_What to do_
In this exercise, print only the lines of the records below from the one with "Reproduce this chart with Plotly." through the one with "import plotly.graph_objects as go", inclusive. Pictures are not part of the copy.

⟨

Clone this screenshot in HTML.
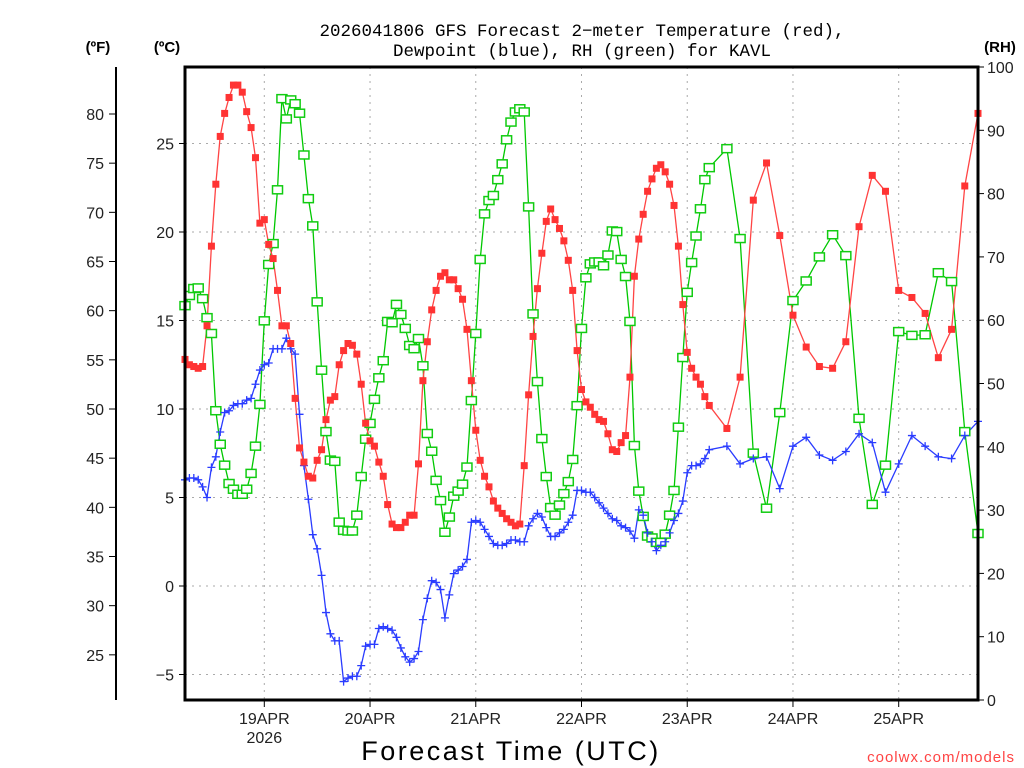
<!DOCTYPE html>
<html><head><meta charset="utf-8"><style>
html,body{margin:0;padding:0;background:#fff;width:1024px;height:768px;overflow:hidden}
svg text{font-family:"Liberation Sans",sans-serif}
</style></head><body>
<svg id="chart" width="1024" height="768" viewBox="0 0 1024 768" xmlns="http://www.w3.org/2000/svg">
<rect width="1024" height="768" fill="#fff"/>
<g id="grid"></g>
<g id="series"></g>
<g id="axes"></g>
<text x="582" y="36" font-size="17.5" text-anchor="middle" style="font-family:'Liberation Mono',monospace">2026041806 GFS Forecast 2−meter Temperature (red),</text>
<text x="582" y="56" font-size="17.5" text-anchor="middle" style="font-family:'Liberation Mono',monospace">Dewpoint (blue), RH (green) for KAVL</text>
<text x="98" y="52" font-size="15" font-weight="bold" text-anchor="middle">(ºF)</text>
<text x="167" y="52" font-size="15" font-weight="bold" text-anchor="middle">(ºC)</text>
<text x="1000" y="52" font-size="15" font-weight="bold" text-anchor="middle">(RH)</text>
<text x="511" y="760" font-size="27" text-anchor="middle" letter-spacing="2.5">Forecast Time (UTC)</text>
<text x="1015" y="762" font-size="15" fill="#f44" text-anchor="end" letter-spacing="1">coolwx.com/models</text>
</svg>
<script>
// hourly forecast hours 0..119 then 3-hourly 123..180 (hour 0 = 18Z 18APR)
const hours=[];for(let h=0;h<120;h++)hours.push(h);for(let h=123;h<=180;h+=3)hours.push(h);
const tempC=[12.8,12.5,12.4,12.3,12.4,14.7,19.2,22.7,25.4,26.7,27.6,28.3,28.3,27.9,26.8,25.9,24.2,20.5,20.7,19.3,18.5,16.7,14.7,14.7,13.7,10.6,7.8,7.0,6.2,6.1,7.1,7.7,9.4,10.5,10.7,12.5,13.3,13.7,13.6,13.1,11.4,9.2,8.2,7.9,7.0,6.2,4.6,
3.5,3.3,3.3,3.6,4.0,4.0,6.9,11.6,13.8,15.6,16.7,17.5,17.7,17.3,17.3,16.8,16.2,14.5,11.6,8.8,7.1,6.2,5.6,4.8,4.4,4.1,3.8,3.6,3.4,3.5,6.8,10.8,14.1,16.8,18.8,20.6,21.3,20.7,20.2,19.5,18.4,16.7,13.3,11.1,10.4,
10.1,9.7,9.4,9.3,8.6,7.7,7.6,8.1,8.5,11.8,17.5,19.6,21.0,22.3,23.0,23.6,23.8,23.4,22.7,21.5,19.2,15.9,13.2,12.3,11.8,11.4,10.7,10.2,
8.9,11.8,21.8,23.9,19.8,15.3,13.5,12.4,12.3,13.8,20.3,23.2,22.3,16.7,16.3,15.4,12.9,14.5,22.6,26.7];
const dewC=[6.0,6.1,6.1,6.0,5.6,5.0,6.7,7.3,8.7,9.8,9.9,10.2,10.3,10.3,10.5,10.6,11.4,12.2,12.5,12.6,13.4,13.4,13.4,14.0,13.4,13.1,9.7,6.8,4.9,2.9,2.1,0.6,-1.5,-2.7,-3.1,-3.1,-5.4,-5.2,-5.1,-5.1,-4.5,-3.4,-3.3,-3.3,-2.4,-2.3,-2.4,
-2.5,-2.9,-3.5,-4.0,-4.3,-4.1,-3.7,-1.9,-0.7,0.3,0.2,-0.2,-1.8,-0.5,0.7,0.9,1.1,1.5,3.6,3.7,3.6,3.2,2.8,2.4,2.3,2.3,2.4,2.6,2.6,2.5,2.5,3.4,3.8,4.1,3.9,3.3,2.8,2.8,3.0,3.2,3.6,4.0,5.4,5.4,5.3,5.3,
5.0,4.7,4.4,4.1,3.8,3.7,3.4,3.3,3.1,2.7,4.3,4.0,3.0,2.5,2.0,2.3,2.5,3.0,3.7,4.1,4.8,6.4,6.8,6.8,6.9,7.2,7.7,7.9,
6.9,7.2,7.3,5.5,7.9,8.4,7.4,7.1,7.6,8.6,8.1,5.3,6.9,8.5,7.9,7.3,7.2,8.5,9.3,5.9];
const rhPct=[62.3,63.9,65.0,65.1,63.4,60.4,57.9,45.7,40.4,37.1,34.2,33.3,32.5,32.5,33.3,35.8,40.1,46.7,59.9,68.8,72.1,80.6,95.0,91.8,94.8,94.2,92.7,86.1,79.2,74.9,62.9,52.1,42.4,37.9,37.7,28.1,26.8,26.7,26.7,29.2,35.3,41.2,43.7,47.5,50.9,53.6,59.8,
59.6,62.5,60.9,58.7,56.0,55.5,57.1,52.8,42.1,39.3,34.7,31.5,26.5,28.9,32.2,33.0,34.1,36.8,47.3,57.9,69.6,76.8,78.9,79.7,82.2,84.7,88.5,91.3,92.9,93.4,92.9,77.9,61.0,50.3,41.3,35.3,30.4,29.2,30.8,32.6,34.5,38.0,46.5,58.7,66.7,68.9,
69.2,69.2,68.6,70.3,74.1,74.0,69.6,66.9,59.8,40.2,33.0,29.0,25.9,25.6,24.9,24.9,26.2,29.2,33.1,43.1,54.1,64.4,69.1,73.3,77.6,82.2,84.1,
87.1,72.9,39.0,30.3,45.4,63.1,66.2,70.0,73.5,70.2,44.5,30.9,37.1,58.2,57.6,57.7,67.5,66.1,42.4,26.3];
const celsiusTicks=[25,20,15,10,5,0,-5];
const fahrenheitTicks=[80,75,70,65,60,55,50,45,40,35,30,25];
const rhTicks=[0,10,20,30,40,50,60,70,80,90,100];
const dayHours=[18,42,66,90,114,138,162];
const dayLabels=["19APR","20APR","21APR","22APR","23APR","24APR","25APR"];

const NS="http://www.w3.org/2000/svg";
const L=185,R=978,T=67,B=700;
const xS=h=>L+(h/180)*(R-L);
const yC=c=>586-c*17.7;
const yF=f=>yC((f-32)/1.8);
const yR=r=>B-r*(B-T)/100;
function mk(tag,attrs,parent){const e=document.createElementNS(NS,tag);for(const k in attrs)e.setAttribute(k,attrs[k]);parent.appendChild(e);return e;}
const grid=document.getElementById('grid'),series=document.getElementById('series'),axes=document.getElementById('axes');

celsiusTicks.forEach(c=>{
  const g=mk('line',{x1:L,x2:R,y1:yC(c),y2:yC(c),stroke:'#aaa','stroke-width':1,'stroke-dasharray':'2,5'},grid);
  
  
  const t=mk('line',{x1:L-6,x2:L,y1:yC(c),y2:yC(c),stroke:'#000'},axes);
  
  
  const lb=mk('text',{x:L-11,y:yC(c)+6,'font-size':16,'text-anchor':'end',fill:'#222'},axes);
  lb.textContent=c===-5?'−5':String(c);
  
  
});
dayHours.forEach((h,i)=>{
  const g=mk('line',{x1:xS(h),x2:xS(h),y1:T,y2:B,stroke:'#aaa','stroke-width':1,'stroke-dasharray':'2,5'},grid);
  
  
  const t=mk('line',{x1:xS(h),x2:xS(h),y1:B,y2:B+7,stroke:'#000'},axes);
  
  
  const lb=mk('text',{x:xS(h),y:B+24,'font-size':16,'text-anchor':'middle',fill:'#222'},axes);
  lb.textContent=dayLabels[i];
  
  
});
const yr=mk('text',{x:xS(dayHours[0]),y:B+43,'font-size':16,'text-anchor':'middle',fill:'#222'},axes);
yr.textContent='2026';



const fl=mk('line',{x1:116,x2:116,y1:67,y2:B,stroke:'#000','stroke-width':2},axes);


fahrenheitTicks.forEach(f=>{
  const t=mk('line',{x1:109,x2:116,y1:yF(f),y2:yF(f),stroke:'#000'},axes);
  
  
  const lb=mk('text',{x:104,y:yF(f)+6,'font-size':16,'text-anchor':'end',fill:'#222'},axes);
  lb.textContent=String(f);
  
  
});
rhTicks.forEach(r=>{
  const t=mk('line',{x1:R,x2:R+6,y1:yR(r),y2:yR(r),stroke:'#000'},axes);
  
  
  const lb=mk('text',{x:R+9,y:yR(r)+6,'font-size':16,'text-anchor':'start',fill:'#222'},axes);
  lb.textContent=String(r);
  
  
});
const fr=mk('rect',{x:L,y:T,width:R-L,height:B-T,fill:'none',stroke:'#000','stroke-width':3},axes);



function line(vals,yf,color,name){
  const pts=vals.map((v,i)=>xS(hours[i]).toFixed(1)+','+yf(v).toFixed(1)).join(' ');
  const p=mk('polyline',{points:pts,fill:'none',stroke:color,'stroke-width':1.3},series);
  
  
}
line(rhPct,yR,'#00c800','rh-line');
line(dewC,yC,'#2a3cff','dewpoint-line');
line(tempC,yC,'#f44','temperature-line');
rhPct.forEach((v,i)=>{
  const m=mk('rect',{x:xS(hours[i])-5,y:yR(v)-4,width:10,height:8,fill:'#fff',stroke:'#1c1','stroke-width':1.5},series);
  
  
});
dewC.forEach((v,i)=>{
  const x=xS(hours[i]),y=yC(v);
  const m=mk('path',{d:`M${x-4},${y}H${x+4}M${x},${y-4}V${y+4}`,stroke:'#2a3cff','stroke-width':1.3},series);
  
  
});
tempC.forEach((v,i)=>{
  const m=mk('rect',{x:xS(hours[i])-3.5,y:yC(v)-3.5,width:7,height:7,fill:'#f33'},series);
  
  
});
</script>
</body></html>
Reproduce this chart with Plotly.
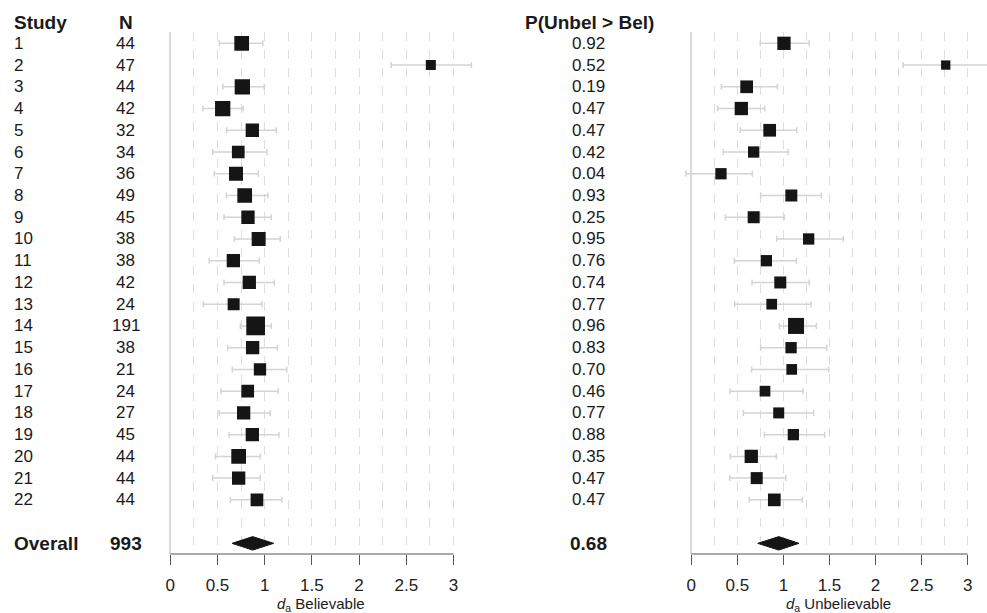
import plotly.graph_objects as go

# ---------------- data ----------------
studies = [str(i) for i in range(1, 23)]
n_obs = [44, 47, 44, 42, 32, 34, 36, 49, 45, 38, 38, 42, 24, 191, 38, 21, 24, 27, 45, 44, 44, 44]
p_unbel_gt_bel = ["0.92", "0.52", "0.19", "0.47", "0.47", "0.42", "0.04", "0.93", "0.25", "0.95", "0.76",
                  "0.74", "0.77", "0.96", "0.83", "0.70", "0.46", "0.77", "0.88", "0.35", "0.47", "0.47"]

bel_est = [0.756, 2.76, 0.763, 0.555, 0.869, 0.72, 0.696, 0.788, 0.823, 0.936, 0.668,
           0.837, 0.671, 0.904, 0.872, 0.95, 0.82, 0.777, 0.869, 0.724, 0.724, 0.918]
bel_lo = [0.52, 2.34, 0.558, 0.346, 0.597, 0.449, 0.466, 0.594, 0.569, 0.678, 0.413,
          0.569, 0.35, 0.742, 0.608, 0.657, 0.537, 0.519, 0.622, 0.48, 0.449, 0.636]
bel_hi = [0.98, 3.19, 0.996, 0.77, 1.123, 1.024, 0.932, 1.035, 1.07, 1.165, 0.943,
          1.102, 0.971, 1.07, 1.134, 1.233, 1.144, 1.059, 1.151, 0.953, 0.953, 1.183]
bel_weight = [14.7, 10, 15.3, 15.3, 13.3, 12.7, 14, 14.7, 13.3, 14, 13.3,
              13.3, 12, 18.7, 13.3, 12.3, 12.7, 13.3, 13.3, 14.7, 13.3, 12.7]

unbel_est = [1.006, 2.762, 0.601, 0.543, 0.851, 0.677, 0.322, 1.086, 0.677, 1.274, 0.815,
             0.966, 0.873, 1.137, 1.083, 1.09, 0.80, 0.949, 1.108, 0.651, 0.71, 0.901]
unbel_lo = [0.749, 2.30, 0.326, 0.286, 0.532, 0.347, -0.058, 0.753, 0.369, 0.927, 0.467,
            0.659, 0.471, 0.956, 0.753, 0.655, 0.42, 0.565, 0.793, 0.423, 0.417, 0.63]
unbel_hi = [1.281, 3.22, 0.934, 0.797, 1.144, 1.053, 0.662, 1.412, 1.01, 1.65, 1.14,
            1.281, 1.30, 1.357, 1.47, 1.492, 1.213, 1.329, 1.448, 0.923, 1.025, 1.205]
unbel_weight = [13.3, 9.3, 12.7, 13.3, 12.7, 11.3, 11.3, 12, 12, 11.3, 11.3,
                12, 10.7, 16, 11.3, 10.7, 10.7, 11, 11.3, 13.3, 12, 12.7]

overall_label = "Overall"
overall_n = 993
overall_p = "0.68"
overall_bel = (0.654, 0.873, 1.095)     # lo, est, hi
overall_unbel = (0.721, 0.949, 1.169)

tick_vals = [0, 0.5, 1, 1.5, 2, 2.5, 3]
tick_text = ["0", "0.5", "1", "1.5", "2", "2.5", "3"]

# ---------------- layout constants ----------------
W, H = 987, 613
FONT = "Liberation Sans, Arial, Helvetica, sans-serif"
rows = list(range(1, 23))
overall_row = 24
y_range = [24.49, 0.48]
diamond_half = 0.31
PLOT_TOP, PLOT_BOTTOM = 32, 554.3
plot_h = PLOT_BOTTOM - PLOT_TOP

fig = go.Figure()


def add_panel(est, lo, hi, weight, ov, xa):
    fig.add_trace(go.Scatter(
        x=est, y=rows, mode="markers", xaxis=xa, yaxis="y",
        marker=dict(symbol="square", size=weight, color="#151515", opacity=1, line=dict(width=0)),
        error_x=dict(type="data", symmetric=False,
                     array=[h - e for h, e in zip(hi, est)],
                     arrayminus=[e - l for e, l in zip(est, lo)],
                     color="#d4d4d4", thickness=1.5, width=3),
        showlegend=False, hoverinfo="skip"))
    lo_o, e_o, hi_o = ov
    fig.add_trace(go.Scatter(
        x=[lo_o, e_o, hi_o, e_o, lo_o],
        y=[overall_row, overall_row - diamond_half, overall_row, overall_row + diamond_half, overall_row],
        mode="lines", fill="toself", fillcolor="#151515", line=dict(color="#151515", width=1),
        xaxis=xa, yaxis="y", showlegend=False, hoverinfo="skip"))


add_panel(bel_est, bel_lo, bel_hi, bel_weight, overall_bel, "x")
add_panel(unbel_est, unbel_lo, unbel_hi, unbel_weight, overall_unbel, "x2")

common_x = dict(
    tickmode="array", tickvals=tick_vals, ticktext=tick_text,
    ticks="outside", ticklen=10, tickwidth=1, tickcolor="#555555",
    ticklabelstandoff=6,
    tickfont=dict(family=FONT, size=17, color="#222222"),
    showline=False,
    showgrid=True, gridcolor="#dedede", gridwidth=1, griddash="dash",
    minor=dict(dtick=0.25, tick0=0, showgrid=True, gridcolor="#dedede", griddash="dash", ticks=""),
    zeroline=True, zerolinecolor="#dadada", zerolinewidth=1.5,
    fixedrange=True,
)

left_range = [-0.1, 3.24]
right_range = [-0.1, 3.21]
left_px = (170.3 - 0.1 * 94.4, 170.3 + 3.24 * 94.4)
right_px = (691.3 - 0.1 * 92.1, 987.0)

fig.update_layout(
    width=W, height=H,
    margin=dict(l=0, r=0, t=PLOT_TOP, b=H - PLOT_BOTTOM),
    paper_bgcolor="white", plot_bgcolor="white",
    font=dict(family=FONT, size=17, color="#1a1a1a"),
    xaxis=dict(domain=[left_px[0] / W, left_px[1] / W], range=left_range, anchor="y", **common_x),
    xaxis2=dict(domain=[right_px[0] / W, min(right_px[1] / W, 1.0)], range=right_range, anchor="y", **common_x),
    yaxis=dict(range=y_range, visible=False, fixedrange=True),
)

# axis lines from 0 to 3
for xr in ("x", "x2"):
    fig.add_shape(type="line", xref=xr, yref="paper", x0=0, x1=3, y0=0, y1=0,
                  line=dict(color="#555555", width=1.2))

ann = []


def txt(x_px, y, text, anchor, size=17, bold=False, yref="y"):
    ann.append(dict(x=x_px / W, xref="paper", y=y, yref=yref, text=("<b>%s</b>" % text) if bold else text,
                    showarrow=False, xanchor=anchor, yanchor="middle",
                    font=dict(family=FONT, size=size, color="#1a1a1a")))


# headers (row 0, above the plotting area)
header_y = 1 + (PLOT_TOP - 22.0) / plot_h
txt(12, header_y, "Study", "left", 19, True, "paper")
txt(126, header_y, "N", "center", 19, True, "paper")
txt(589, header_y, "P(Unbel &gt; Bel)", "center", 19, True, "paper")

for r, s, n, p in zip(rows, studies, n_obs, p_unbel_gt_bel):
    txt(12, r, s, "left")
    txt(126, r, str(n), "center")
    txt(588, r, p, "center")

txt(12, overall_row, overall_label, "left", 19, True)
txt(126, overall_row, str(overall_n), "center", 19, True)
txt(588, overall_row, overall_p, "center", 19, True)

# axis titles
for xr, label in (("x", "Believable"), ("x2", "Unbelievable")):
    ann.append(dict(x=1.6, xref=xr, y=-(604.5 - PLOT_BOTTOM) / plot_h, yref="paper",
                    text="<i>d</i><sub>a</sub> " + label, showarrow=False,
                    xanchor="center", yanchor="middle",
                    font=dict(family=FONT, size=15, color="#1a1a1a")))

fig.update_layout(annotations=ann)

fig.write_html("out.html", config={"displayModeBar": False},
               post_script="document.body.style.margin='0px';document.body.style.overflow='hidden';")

⟩

_Task output_
Reproduce this chart with Plotly.
import plotly.graph_objects as go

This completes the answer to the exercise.